Is your West Deptford home on contaminated soil? EPA expanding testing to find out
Source: http://www.nj.com, August 4, 2016
By: Rebecca Forand
The Environmental Protection Agency has expanded the area to be tested for possible lead contamination in the Birchly Court neighborhood with 28 properties on Woodlane Drive being added to the list.
Homeowners in the development, which was built in the 1990s, have found pieces of crushed car batteries in the soil around their houses. The batteries are believed to have been deposited by Mattea & Sons, a scrap metal and recycling facility nearby which previously owned the property Birchly Court currently sits on.
The black plastic pieces, heavily contaminated with lead, have been found in large quantities throughout the neighborhood and the EPA is testing the soil to see how far the contamination has spread.

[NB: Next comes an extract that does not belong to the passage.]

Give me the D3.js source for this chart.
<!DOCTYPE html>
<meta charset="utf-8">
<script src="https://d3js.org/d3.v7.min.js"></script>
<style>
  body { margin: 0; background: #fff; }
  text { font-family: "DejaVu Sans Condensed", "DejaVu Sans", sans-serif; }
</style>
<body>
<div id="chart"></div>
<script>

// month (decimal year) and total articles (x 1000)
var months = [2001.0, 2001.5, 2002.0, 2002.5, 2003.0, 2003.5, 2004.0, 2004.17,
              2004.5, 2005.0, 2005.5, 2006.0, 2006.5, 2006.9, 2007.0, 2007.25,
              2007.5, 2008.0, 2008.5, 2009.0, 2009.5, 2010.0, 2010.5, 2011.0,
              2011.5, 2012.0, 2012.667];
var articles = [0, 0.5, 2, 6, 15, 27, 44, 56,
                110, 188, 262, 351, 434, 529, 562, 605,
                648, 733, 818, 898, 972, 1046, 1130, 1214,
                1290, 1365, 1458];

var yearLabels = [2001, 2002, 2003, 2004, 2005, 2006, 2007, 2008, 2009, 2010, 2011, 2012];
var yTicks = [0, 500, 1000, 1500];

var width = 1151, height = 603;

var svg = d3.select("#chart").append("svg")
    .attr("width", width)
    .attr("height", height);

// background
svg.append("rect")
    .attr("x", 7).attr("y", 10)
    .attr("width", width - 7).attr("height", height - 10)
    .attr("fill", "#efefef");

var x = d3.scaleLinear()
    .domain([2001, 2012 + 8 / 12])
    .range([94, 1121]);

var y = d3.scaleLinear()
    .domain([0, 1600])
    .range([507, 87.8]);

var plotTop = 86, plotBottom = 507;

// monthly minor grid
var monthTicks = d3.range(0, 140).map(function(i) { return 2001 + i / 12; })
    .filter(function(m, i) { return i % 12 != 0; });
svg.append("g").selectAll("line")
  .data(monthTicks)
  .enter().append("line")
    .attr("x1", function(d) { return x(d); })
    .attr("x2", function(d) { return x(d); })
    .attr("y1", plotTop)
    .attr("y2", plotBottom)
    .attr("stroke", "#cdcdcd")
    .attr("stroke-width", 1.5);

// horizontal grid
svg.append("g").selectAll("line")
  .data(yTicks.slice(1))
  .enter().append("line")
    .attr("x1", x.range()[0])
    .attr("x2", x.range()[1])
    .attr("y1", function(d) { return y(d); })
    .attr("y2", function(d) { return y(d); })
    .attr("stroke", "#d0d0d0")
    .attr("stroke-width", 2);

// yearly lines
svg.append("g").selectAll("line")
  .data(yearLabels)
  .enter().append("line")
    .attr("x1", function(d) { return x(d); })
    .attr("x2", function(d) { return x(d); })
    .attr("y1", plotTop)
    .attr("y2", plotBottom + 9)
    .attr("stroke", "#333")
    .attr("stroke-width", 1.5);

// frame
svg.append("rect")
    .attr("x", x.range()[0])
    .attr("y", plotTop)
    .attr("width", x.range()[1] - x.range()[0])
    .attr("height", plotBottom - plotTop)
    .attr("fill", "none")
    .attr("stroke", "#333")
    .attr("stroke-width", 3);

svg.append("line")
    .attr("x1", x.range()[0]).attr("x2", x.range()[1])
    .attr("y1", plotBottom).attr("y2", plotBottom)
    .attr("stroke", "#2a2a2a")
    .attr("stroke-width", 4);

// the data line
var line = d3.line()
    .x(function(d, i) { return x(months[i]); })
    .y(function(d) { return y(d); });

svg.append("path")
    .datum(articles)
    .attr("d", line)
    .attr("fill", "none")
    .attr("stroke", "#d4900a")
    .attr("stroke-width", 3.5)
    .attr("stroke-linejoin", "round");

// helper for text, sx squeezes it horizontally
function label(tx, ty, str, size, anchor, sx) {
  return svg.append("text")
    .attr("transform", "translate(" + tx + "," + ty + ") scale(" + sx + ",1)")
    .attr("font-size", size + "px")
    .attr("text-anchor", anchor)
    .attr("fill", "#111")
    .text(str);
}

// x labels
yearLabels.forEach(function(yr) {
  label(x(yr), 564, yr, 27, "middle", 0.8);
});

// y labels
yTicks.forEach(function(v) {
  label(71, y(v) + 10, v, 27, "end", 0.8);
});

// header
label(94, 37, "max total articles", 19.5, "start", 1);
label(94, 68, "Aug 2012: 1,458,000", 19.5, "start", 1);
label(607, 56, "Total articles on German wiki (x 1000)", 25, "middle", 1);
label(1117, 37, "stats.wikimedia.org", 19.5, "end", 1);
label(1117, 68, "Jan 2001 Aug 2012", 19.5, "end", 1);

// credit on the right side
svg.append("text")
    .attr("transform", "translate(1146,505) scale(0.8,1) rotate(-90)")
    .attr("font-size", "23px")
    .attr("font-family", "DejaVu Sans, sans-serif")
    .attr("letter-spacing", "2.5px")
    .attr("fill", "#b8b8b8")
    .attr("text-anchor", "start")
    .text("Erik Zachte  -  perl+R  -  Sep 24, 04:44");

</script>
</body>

“We are expanding the investigation to the rest of the neighborhood,” David Rosoff, the project’s on site coordinator, said. “That should take the next 10 weeks or so to complete, and then the agency will evaluate the whole data set.”
Two properties are already slated for excavation and remediation, which is scheduled to begin in the next two weeks and be completed in October.
The cost of each cleanup varies, Rosoff said, but the first one — which includes the two initial properties — is estimated to cost about $500,000.
The EPA will be paying for the cleanup out of the federal budget and then attempt to identify the entities responsible in order to recoup those costs, he added.